### EXERCISE DIRECTIONS
Only the lines holding the string "code" are needed. Copy each one.

### DATA FOR PROCESSING
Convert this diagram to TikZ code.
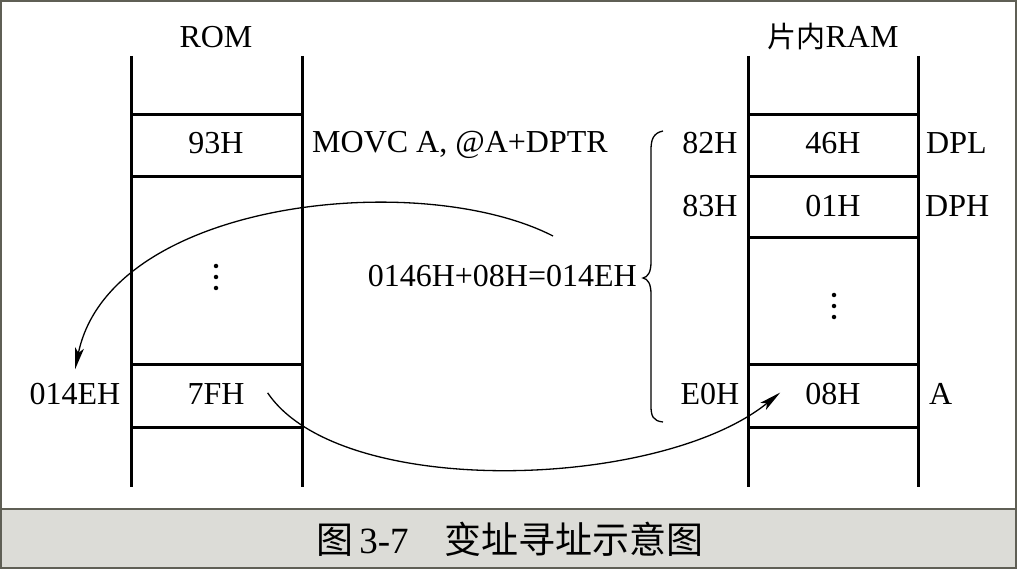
\documentclass[tikz,border=0pt]{standalone}
\usepackage{fontspec}
\setmainfont{Liberation Serif}
\newfontfamily\cjk{Noto Sans CJK SC}
\usetikzlibrary{arrows.meta}
\definecolor{capfill}{RGB}{220,220,215}
\definecolor{frame}{RGB}{95,95,85}
\begin{document}
\begin{tikzpicture}[x=1pt,y=-1pt,
  font=\fontsize{32}{38}\selectfont,
  col/.style={line width=3pt},
  txt/.style={inner sep=0pt, anchor=base},
  txtw/.style={inner sep=0pt, anchor=base west},
  txte/.style={inner sep=0pt, anchor=base east},
  dot/.style={fill, circle, inner sep=0pt, minimum size=4.5pt},
  arr/.style={line width=1.3pt,-{Stealth[length=22pt,width=9pt,inset=5pt]}},
  brace/.style={line width=1.3pt}]
\useasboundingbox (0,0) rectangle (1017,569);
% caption band and frame
\fill[capfill] (1,509) rectangle (1016,568);
\draw[frame,line width=2pt] (1,1) rectangle (1016,568);
\draw[frame,line width=2pt] (1,509) -- (1016,509);
% ROM column
\draw[col] (131,56) -- (131,487);
\draw[col] (302,56) -- (302,487);
\foreach \y in {115,177,364,427} \draw[col] (131,\y) -- (302,\y);
% RAM column
\draw[col] (748,56) -- (748,487);
\draw[col] (918,56) -- (918,487);
\foreach \y in {115,177,238,364,427} \draw[col] (748,\y) -- (918,\y);
% labels
\node[txt] (rom) at (216,48) {ROM};
\node[txt] (ram) at (833,48) {{\cjk\fontsize{29}{32}\selectfont 片内}RAM};
\node[txt] (r93) at (216,154) {93H};
\node[txtw] (movc) at (312,153) {MOVC A, @A+DPTR};
\foreach \y [count=\i] in {266,277,288} \node[dot] (rd\i) at (216,\y) {};
\node[txt] (r7f) at (216,404) {7FH};
\node[txt] (a14e) at (75,404) {014EH};
\node[txte] (form) at (637,287) {0146H+08H=014EH};
\node[txt] (a82) at (710,154) {82H};
\node[txt] (v46) at (833,154) {46H};
\node[txtw] (dpl) at (926,154) {DPL};
\node[txt] (a83) at (710,217) {83H};
\node[txt] (v01) at (833,217) {01H};
\node[txtw] (dph) at (925,217) {DPH};
\foreach \y [count=\i] in {295,306,317} \node[dot] (md\i) at (834,\y) {};
\node[txt] (ae0) at (710,404) {E0H};
\node[txt] (v08) at (833,404) {08H};
\node[txtw] (acc) at (929,404) {A};
% brace
\draw[brace] (663,131) .. controls (653,133) and (651,140) .. (651,150) -- (651,262)
  .. controls (651,272) and (648,277) .. (643,278)
  .. controls (648,279) and (651,284) .. (651,294) -- (651,406)
  .. controls (651,416) and (653,421) .. (663,422);
% arrows
\coordinate (s1) at (553,236);
\coordinate (t1) at ([yshift=13pt]a14e.north);
\draw[arr] (s1) .. controls (420,168) and (110,200) .. (t1);
\coordinate (s2) at ([xshift=23pt,yshift=-10pt]r7f.north east);
\coordinate (t2) at ([xshift=-25pt,yshift=-10pt]v08.north west);
\draw[arr] (s2) .. controls (340,500) and (660,490) .. (t2);
% caption
\node[txt,font=\fontsize{37}{40}\selectfont] (cap) at (510,553)
  {{\cjk 图}\hspace{6pt}3-7\hspace{36pt}{\cjk 变址寻址示意图}};
\end{tikzpicture}
\end{document}
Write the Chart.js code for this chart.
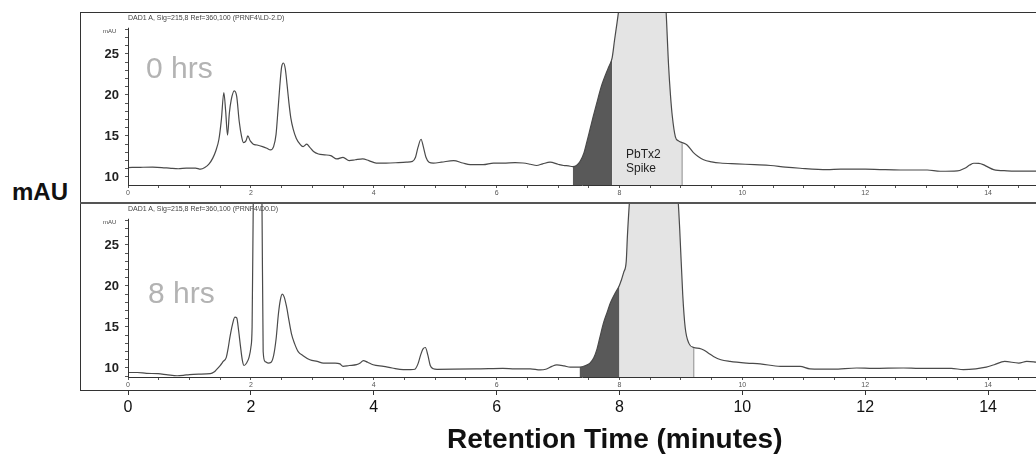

### RESULT
Convert this diagram to TikZ code.
Write the Chart.js code for this chart.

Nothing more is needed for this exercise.